### DATASET CONTENT
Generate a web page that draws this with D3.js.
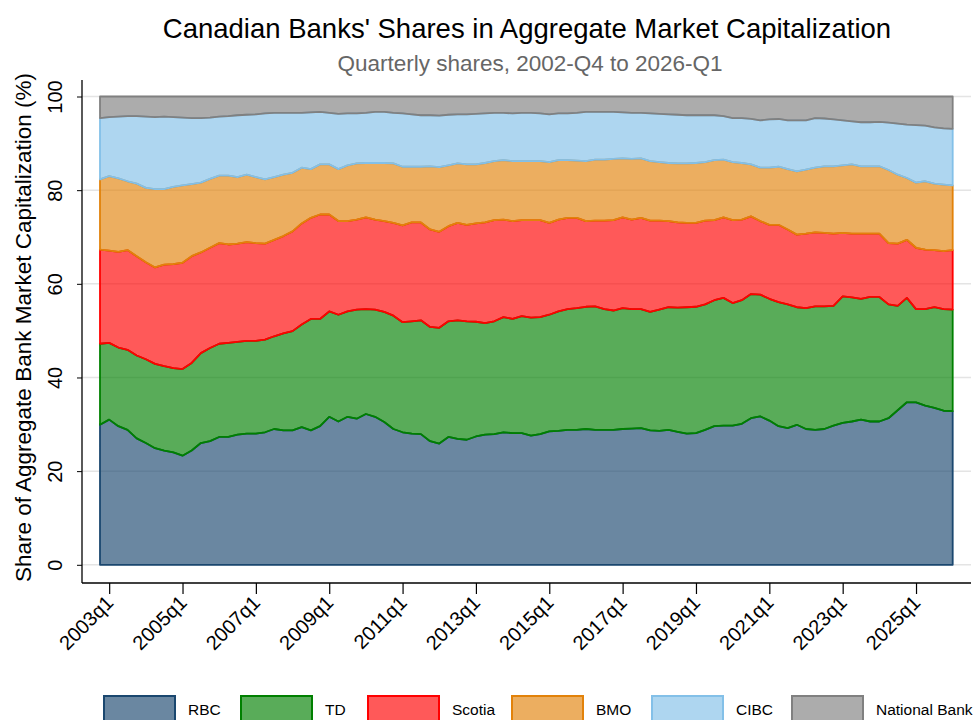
<!DOCTYPE html>
<html>
<head>
<meta charset="utf-8">
<script src="https://cdn.jsdelivr.net/npm/d3@7"></script>
<style>
  body { margin: 0; background: #fff; }
  svg { display: block; font-family: 'Liberation Sans', Arial, sans-serif; }
</style>
</head>
<body>
<script>
// quarter labels, 2002q4 .. 2026q1
var quarters = [];
for (var yr = 2002; yr <= 2026; yr++) {
    for (var q = 1; q <= 4; q++) {
        if ((yr === 2002 && q < 4) || (yr === 2026 && q > 1)) continue;
        quarters.push(yr + 'q' + q);
    }
}
var xTicks = ['2003q1', '2005q1', '2007q1', '2009q1', '2011q1', '2013q1', '2015q1',
              '2017q1', '2019q1', '2021q1', '2023q1', '2025q1'];
var yTicks = [0, 20, 40, 60, 80, 100];

var banks = ['RBC', 'TD', 'Scotia', 'BMO', 'CIBC', 'National Bank'];

// shares (%), one value per quarter
var rbc = [29.9,31.0,29.6,28.8,27.0,26.0,24.9,24.4,24.0,23.3,
    24.4,26.0,26.4,27.3,27.3,27.8,28.0,28.0,28.3,29.0,
    28.7,28.7,29.4,28.7,29.6,31.6,30.6,31.6,31.2,32.2,
    31.6,30.5,29.0,28.3,28.0,27.9,26.4,25.9,27.3,26.9,
    26.7,27.4,27.8,27.9,28.3,28.1,28.1,27.6,27.9,28.5,
    28.6,28.8,28.8,29.0,28.8,28.8,28.8,29.0,29.1,29.2,
    28.7,28.6,28.8,28.4,28.0,28.1,28.8,29.6,29.7,29.7,
    30.1,31.3,31.7,30.8,29.6,29.2,29.9,29.0,28.8,29.0,
    29.7,30.3,30.6,31.0,30.6,30.6,31.3,33.0,34.7,34.7,
    34.0,33.5,32.9,32.8];
var td = [17.3,16.4,16.8,17.1,17.7,17.9,18.0,18.0,18.0,18.5,
    18.7,19.2,19.9,19.9,20.1,19.8,19.8,19.8,19.8,19.8,
    20.7,21.2,21.9,23.8,22.9,22.5,22.8,22.5,23.3,22.4,
    22.9,23.5,24.2,23.5,24.0,24.3,24.4,24.7,24.7,25.3,
    25.3,24.5,23.8,24.1,24.6,24.4,25.0,25.2,25.0,24.9,
    25.5,25.8,26.0,26.1,26.4,25.8,25.5,25.8,25.5,25.4,
    25.3,25.9,26.2,26.5,27.0,27.0,26.8,26.9,27.3,26.2,
    26.4,26.5,26.0,26.0,26.5,26.4,25.1,25.8,26.4,26.2,
    25.6,27.0,26.5,25.8,26.6,26.6,24.3,22.3,22.3,19.9,
    20.6,21.5,21.7,21.7];
var scotia = [20.1,19.7,20.4,21.3,21.2,20.7,20.6,21.7,22.2,22.7,
    22.8,21.5,21.4,21.5,21.0,21.0,21.1,20.9,20.5,20.6,
    20.8,21.3,21.6,21.6,22.3,20.7,20.0,19.3,19.2,19.6,
    19.2,19.4,19.8,20.7,21.1,20.9,20.8,20.5,20.3,20.8,
    20.6,21.0,21.5,21.6,20.8,20.9,20.5,20.8,20.7,19.6,
    19.6,19.5,19.3,18.3,18.3,18.9,19.3,19.4,19.1,19.5,
    19.5,19.0,18.4,18.2,18.0,17.9,17.9,17.1,17.2,17.7,
    17.2,16.6,15.7,15.8,16.5,16.0,15.5,15.9,15.8,15.7,
    15.4,13.6,13.6,13.9,13.5,13.5,13.1,13.3,12.4,13.1,
    12.7,12.2,12.4,12.7];
var bmo = [15.0,15.9,15.7,14.7,15.5,15.9,16.7,16.1,16.5,16.5,
    15.4,14.9,14.7,14.4,14.7,14.2,14.4,14.1,13.7,13.4,
    13.1,12.5,11.9,10.4,10.7,10.7,11.1,11.9,12.0,11.6,
    12.1,12.4,12.7,12.5,11.9,11.9,13.5,13.8,13.0,12.7,
    12.9,12.6,12.7,12.6,12.7,12.8,12.6,12.6,12.6,13.0,
    12.7,12.3,12.2,12.8,13.0,13.0,13.1,12.6,13.0,12.7,
    12.7,12.5,12.4,12.6,12.7,12.8,12.5,12.8,12.3,12.4,
    12.1,11.1,11.4,12.2,12.4,12.9,13.5,13.7,13.8,14.2,
    14.4,14.4,14.8,14.4,14.4,14.4,15.6,14.7,13.2,13.9,
    14.6,14.2,14.2,13.8];
var cibc = [13.1,12.6,13.2,13.9,14.4,15.2,15.4,15.5,14.9,14.5,
    14.1,13.8,13.1,12.6,12.7,13.2,12.8,13.4,14.1,13.7,
    13.2,12.8,11.7,12.1,11.2,11.0,11.8,11.1,10.7,10.7,
    10.9,10.9,10.8,11.4,11.2,11.0,10.9,11.0,10.8,10.5,
    10.7,10.8,10.6,10.3,10.1,10.2,10.3,10.3,10.2,10.2,
    10.0,10.0,10.2,10.5,10.2,10.2,10.0,9.8,9.8,9.7,
    10.2,10.3,10.4,10.4,10.3,10.2,10.0,9.6,9.3,9.4,
    9.6,9.7,10.1,10.3,10.2,10.4,10.9,10.5,10.6,10.2,
    10.0,9.6,9.2,9.4,9.4,9.5,10.1,10.9,11.4,12.3,
    11.9,12.0,12.0,12.1];
var national = [4.6,4.4,4.3,4.2,4.2,4.3,4.4,4.3,4.4,4.5,
    4.6,4.6,4.5,4.3,4.2,4.0,3.9,3.8,3.6,3.5,
    3.5,3.5,3.5,3.4,3.3,3.5,3.7,3.6,3.6,3.5,
    3.3,3.3,3.5,3.6,3.8,4.0,4.0,4.1,3.9,3.8,
    3.8,3.7,3.6,3.5,3.5,3.6,3.5,3.5,3.6,3.8,
    3.6,3.6,3.5,3.3,3.3,3.3,3.3,3.4,3.5,3.5,
    3.6,3.7,3.8,3.9,4.0,4.0,4.0,4.0,4.2,4.6,
    4.6,4.8,5.1,4.9,4.8,5.1,5.1,5.1,4.6,4.7,
    4.9,5.1,5.3,5.5,5.5,5.4,5.6,5.8,6.0,6.1,
    6.2,6.6,6.8,6.9];

var series = [rbc, td, scotia, bmo, cibc, national];
var strokes = ['#1a476f', '#008000', '#ff0000', '#e2820a', '#83c0e8', '#808080'];

var rows = quarters.map(function (qq, i) {
    var r = { q: qq };
    banks.forEach(function (b, k) { r[b] = series[k][i]; });
    return r;
});

var svgwidth = 976, svgheight = 720,
    plotLeft = 82, plotRight = 971, plotTop = 80, plotBottom = 583;

var svg = d3.select('body').append('svg')
    .attr('width', svgwidth)
    .attr('height', svgheight);

var xscale = d3.scalePoint().domain(quarters).range([100, 952.7]);
var yscale = d3.scaleLinear().domain([0, 100]).range([564.8, 96.5]);

// gridlines
svg.append('g').selectAll('line')
    .data(yTicks)
    .enter().append('line')
    .attr('x1', plotLeft).attr('x2', plotRight)
    .attr('y1', function (d) { return yscale(d); })
    .attr('y2', function (d) { return yscale(d); })
    .attr('stroke', '#e4e4e4')
    .attr('stroke-width', 1.5);

// stacked bands
var stacked = d3.stack().keys(banks)(rows);
var area = d3.area()
    .x(function (d) { return xscale(d.data.q); })
    .y0(function (d) { return yscale(d[0]); })
    .y1(function (d) { return yscale(d[1]); });

svg.append('g').selectAll('path')
    .data(stacked)
    .enter().append('path')
    .attr('d', area)
    .attr('fill', function (d, i) { return strokes[i]; })
    .attr('fill-opacity', 0.65)
    .attr('stroke', function (d, i) { return strokes[i]; })
    .attr('stroke-width', 1.8)
    .attr('stroke-linejoin', 'round');

// y axis
var yaxis = d3.axisLeft(yscale).tickValues(yTicks).tickSize(5).tickSizeOuter(0);
var yg = svg.append('g')
    .attr('transform', 'translate(' + plotLeft + ',0)')
    .call(yaxis);
yg.select('.domain').remove();
yg.selectAll('line').attr('stroke', '#000');
yg.selectAll('text')
    .attr('transform', 'rotate(-90)')
    .attr('x', 0).attr('y', -20).attr('dy', 0)
    .attr('text-anchor', 'middle')
    .attr('font-size', '20px')
    .attr('font-family', "'Liberation Sans', Arial, sans-serif")
    .attr('fill', '#000');
svg.append('line')
    .attr('x1', plotLeft).attr('x2', plotLeft)
    .attr('y1', plotTop).attr('y2', plotBottom)
    .attr('stroke', '#000').attr('stroke-width', 1.3);

// x axis
var xaxis = d3.axisBottom(xscale).tickValues(xTicks).tickSize(11).tickSizeOuter(0);
var xg = svg.append('g')
    .attr('transform', 'translate(0,' + plotBottom + ')')
    .call(xaxis);
xg.select('.domain').remove();
xg.selectAll('line').attr('stroke', '#000').attr('stroke-width', 1.2);
xg.selectAll('text')
    .attr('transform', 'translate(5,21) rotate(-45)')
    .attr('x', 0).attr('y', 0).attr('dy', 0)
    .attr('text-anchor', 'end')
    .attr('font-size', '20px')
    .attr('font-family', "'Liberation Sans', Arial, sans-serif")
    .attr('fill', '#000');
svg.append('line')
    .attr('x1', plotLeft).attr('x2', plotRight)
    .attr('y1', plotBottom).attr('y2', plotBottom)
    .attr('stroke', '#000').attr('stroke-width', 1.3);

// titles
svg.append('text')
    .attr('x', 527).attr('y', 38)
    .attr('text-anchor', 'middle')
    .attr('font-size', '27.5px')
    .text("Canadian Banks' Shares in Aggregate Market Capitalization");
svg.append('text')
    .attr('x', 530).attr('y', 71)
    .attr('text-anchor', 'middle')
    .attr('font-size', '22.5px')
    .attr('fill', '#666')
    .text('Quarterly shares, 2002-Q4 to 2026-Q1');
svg.append('text')
    .attr('transform', 'translate(31,' + ((plotTop + plotBottom) / 2 - 4) + ') rotate(-90)')
    .attr('text-anchor', 'middle')
    .attr('font-size', '22.5px')
    .text('Share of Aggregate Bank Market Capitalization (%)');

// legend
var legendX = [104, 241, 368, 512, 652, 792];
var legend = svg.append('g').selectAll('g')
    .data(banks)
    .enter().append('g')
    .attr('transform', function (d, i) { return 'translate(' + legendX[i] + ',696)'; });
legend.append('rect')
    .attr('width', 71).attr('height', 30)
    .attr('fill', function (d, i) { return strokes[i]; })
    .attr('fill-opacity', 0.65)
    .attr('stroke', function (d, i) { return strokes[i]; })
    .attr('stroke-width', 2);
legend.append('text')
    .attr('x', 84).attr('y', 19)
    .attr('font-size', '15.5px')
    .text(function (d) { return d; });
</script>
</body>
</html>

### STATED EXERCISE
Reproduce exactly the run of lines that opens the listing and closes with the line holding "var banks = ['RBC', 'TD', 'Scotia', 'BMO', 'CIBC', 'National". Pictures are excluded.

### THE OUTPUT
Generate a web page that draws this with D3.js.
<!DOCTYPE html>
<html>
<head>
<meta charset="utf-8">
<script src="https://cdn.jsdelivr.net/npm/d3@7"></script>
<style>
  body { margin: 0; background: #fff; }
  svg { display: block; font-family: 'Liberation Sans', Arial, sans-serif; }
</style>
</head>
<body>
<script>
// quarter labels, 2002q4 .. 2026q1
var quarters = [];
for (var yr = 2002; yr <= 2026; yr++) {
    for (var q = 1; q <= 4; q++) {
        if ((yr === 2002 && q < 4) || (yr === 2026 && q > 1)) continue;
        quarters.push(yr + 'q' + q);
    }
}
var xTicks = ['2003q1', '2005q1', '2007q1', '2009q1', '2011q1', '2013q1', '2015q1',
              '2017q1', '2019q1', '2021q1', '2023q1', '2025q1'];
var yTicks = [0, 20, 40, 60, 80, 100];

var banks = ['RBC', 'TD', 'Scotia', 'BMO', 'CIBC', 'National Bank'];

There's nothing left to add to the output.